Yates believes the appeal of the prayer group stems from the fact that “it’s not like a church”. He explains: “There’s no pressure to become members, no pressure for money … We’re not after anything. We’re just inviting people to share an hour with Jesus. Not unusually, there’ll be people who’ll stay behind to keep praying and sometimes that’s gone on for a long time …

“I think people find a kingdom presence in these meetings … When people from all over the place, different races or ethnic backgrounds or different denominations, when they get together and they’re oblivious to all that … they do discover that ‘pearl of great price’ or that ‘treasure in the field’.”

This unity of people and purpose is a something Perth Prayer would like to make a reality across the whole church in Perth. “We want the whole church to see us as representative of … or an expression of the whole church in Perth, and we’d like to see that more and more,” says Yates.

John Yates

He believes this ideal is already under way. “There’s a lot of interaction between church leaders across the city. Many of them are people who have come and shared in Perth Prayer, so there’s like a DNA there and good relationships.”

For Yates, this unity and even Perth Prayer itself is part of the unfolding “tapestry” of God’s sovereign purpose for this city, which he is bringing about through the prayers of his people. He notes the role other corporate prayer events have played in this plan, including a week-long prayer meeting he took part in over two consecutive years (1994 and 1995), where a  small group of Perth faithfuls prayed 12 hours each day for “the kingdom of God to come into our city and our nation.” He also points to the Commonwealth Prayer Initiative, held in conjunction with the 2011 Commonwealth Heads of Government Meeting (CHOGM) in Perth, this year’s Franklin Graham event and Movement Day in May.

“There’s lots of prayer beginning to happen more and more across the spheres of culture – for example, in allied health or for teachers. We’d like to see that get a bit more focused, a bit more intentional and ordered … We need a lot more integration in terms of the different streams or works God’s already raised up being integrated across the city,” Yates explains.

“There’s a crisis of discipleship across the whole church in this country. People don’t read their Bibles … People want God on their own terms, unfortunately.” – John Yates

Some of Perth Prayer’s initial aims are also still to be realised, “like all the churches filled with people praying”, as well as Yates’s conviction to pray for renewed passion among the saints.

“We’ve been really praying for hungering and thirsting out for righteousness and people crying out to God for mercy …

“I think there’s a crisis of discipleship across the whole church in this country.

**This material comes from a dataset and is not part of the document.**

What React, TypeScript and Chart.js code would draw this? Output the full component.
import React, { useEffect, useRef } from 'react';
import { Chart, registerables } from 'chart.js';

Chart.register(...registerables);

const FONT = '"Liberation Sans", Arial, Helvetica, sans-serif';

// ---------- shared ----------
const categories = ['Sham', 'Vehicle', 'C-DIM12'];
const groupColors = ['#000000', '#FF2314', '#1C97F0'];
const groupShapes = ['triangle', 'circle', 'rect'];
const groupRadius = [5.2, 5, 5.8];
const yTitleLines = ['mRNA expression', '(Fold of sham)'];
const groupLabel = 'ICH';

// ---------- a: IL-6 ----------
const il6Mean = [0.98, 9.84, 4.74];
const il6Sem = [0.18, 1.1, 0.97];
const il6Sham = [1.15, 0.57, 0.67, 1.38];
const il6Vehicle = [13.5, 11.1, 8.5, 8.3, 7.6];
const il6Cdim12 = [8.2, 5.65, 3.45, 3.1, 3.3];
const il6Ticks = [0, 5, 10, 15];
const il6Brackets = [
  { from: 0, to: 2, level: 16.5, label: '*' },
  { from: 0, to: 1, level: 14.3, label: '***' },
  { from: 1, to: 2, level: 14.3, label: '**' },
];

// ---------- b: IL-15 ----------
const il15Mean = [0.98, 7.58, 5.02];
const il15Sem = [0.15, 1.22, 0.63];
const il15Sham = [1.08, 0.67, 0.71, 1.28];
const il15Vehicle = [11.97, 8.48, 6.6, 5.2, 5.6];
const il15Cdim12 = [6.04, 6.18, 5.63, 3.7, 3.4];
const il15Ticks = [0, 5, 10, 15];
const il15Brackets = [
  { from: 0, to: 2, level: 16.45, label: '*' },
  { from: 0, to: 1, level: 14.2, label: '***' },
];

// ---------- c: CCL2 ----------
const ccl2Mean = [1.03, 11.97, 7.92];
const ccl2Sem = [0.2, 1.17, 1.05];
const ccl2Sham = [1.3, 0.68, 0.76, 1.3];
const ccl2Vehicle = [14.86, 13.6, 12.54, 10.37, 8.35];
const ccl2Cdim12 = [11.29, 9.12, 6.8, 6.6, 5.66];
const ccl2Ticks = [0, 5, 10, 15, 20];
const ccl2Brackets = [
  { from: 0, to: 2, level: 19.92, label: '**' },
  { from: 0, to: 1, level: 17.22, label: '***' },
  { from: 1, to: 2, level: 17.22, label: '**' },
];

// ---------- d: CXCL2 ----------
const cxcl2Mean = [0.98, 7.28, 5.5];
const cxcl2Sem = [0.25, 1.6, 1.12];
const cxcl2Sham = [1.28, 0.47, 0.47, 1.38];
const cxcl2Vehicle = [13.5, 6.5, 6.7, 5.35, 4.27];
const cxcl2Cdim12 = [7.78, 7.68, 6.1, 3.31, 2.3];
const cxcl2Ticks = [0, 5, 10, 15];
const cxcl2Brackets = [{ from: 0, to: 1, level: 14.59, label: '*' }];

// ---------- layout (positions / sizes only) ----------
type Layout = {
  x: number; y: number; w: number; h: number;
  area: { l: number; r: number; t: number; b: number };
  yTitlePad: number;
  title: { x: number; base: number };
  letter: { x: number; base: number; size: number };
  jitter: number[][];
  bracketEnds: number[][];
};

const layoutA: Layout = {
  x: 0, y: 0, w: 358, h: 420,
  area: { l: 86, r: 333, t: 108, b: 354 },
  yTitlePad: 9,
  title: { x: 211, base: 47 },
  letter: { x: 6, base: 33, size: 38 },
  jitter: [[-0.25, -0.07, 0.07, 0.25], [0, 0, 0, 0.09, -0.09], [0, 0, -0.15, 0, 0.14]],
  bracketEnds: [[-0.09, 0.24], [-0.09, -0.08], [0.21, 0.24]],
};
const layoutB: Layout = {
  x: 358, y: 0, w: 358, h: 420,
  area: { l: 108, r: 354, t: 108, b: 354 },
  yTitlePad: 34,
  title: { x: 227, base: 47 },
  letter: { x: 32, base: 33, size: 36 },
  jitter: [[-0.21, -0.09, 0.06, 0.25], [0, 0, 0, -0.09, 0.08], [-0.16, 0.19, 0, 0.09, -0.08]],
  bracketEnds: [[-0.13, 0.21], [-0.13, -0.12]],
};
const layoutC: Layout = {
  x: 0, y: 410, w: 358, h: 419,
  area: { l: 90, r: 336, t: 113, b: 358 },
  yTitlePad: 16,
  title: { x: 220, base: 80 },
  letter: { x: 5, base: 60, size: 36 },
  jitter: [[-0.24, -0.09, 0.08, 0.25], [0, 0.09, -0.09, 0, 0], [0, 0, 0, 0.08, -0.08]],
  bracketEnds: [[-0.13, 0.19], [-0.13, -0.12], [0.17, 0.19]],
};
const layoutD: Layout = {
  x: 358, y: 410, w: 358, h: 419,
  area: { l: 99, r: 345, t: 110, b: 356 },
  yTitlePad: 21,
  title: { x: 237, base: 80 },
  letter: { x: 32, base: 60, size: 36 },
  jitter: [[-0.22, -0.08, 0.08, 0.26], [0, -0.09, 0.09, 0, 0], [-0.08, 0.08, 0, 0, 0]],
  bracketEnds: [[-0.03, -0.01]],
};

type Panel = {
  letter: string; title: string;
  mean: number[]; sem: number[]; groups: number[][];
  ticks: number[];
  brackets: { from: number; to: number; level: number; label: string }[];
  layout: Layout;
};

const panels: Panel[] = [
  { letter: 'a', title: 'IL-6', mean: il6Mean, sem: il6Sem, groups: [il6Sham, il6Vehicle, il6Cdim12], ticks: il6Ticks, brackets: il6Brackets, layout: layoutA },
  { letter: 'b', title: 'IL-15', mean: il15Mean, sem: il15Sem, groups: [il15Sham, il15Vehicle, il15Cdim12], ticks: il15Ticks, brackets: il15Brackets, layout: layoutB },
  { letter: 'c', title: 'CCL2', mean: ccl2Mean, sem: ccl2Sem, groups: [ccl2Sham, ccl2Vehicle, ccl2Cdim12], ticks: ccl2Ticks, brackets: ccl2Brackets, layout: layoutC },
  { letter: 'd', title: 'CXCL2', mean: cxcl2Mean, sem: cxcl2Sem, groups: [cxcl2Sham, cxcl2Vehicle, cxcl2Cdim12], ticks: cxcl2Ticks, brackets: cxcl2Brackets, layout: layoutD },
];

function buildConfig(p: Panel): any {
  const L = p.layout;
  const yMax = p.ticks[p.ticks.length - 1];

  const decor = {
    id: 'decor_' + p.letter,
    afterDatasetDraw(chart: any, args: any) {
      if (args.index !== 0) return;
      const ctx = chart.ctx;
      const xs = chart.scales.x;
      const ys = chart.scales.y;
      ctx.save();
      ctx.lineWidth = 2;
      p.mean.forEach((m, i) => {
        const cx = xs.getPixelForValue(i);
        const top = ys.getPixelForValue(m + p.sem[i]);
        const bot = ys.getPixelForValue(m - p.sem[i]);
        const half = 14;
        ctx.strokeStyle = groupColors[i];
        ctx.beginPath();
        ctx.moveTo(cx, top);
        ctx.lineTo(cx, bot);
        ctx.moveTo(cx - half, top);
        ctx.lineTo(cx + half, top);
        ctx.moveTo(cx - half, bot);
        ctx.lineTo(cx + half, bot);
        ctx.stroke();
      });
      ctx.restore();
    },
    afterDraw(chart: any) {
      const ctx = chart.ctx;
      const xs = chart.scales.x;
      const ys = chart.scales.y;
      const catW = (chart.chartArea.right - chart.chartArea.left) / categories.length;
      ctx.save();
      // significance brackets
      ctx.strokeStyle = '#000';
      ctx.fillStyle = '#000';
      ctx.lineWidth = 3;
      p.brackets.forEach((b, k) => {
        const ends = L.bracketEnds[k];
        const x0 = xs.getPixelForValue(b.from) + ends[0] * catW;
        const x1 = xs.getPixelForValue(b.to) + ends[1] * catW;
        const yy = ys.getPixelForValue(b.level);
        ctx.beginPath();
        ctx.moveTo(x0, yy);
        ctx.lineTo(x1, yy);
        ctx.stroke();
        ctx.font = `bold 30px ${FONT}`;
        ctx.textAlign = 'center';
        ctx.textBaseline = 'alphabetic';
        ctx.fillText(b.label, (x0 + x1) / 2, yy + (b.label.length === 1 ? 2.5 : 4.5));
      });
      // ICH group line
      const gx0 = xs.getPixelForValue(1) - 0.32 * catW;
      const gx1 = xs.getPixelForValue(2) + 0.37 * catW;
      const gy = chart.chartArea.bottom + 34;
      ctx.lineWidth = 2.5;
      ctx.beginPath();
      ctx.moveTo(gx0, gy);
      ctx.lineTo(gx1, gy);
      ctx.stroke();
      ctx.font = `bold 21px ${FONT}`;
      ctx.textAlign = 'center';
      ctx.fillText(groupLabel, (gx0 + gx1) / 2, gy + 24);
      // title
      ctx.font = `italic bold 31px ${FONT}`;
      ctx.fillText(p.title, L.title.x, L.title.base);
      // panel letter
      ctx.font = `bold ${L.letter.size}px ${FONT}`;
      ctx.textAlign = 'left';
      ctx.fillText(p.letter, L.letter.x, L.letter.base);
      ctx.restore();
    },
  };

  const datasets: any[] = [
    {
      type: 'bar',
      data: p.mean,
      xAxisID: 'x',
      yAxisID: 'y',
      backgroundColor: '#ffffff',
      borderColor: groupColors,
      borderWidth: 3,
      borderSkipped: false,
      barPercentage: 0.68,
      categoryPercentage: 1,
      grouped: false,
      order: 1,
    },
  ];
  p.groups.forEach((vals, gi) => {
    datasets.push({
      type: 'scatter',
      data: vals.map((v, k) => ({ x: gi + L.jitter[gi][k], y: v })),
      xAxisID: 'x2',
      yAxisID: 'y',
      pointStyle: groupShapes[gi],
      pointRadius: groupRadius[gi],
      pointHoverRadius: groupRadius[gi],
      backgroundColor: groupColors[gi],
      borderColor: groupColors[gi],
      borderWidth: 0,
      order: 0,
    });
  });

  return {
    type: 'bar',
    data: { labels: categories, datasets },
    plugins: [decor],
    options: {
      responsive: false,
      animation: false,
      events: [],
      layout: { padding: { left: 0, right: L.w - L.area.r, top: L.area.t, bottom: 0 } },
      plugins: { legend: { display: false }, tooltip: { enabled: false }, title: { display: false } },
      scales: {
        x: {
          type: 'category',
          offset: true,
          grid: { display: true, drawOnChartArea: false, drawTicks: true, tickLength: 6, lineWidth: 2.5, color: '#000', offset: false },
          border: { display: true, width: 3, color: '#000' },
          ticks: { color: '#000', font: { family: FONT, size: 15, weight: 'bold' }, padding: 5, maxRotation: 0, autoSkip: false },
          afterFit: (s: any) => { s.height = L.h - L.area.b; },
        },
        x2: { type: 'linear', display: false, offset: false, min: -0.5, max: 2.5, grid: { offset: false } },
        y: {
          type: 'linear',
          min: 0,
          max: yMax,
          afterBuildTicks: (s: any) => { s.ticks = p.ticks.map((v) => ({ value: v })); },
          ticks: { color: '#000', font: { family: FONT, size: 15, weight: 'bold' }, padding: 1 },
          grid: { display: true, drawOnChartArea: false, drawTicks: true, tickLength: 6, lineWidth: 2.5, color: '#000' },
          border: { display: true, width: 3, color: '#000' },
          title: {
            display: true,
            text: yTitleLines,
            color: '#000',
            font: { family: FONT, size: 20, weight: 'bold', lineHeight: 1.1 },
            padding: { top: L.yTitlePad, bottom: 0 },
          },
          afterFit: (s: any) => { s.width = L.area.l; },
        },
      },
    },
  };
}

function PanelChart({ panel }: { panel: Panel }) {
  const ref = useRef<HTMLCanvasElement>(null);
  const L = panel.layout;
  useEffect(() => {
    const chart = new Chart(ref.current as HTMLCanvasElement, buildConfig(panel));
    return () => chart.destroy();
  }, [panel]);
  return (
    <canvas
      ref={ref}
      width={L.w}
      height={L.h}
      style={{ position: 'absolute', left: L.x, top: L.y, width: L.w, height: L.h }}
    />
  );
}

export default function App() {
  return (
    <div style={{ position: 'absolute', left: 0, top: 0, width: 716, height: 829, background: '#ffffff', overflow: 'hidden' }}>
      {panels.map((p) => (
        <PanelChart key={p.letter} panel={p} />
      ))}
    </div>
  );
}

People don’t read their Bibles … People want God on their own terms, unfortunately. So there’s a lack of knowledge of the word, there’s a lack of prayer, a lack of discipleship, they don’t understand the way of the cross.”

Yates is also keen to see the bridge between “the affluent and the impoverished” continue to be broken down across the city. For the church, this means reaching out to those affected by the “glaring issues” of homelessness, mental illness and the epidemic of ice use.

And so, Perth Prayer will continue to pray, in Yates’s words, for “a sovereign move of God to renew the people of God, empower them for evangelism to see lost people come in, their lives be healed and transformed.”

While this plan sounds monumental, Yates is quick to add this simply means the group will carry on seeking God’s will through prayer. “We’re waiting upon the Lord each step of the way.”